Judgment went for plaintiff for the full amount prayed for and the defendant appeals.

The court found that all the allegations of the complaint were true. This finding is assailed as not being supported by the evidence and the appellant specifies the particular respects in which it is claimed that the finding lacks support. At the outset of the trial the court, evidently overlooking the denials contained in the answer, announced that the burden of proof was upon the defendant and required him to proceed. The only evidence in the case, therefore, was evidence offered by the defendant, and it shows, without dispute, that the respondent, being about to depart from Los Angeles, where all these questions arose, left a Mrs.
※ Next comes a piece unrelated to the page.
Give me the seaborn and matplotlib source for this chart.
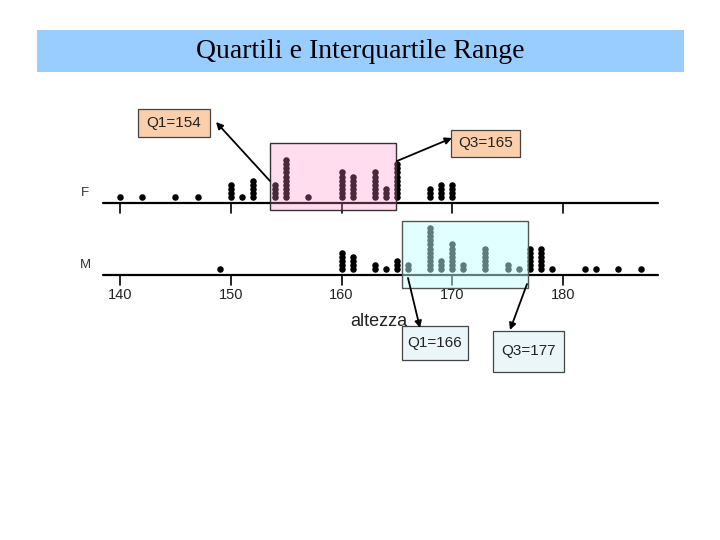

Anderson to act for her in her absence in the matter of the rents mentioned in the agreement; that, before she left, she requested the tenant of the property in question to pay only the twenty dollars per month to Mrs. Anderson and to pay the remaining $130 per month to the appellant; that the respondent left Los Angeles in February or March, 1915, and returned in May or .June of the same year; that Mrs. Anderson collected twenty dollars per month from the tenant for either one or two months, and that, for the same period, the tenant paid $130 per month direct to the appellant; that from that period forward, for some months, the appellant was paid various amounts by the tenants on account of the rent, but he never again received as much as $130 in any month or for any month, the payments always being from forty dollars to seventy dollars short, each month, of either the $130 or the $150, the evidence not showing which. The evidence fails to show that the respondent ever made any change in her direction to the tenant that he pay over to the appellant $130 per month, or that he pay to Mrs. Anderson only twenty dollars per month. The evidence plainly fails to support the allegation of the complaint to the effect that the appellant interfered to prevent the collection of rents by respondent, and it fails to support the allegation that, in effect, the appellant collected any moneys whatever which it was his duty,under the theory advanced by the complaint, to repay to respondent. We need not mention other specific allegations of the complaint, denied by the answer, which are unsupported by the evidence.

The judgment is reversed.

Conrey, P. J., and James, J., concurred.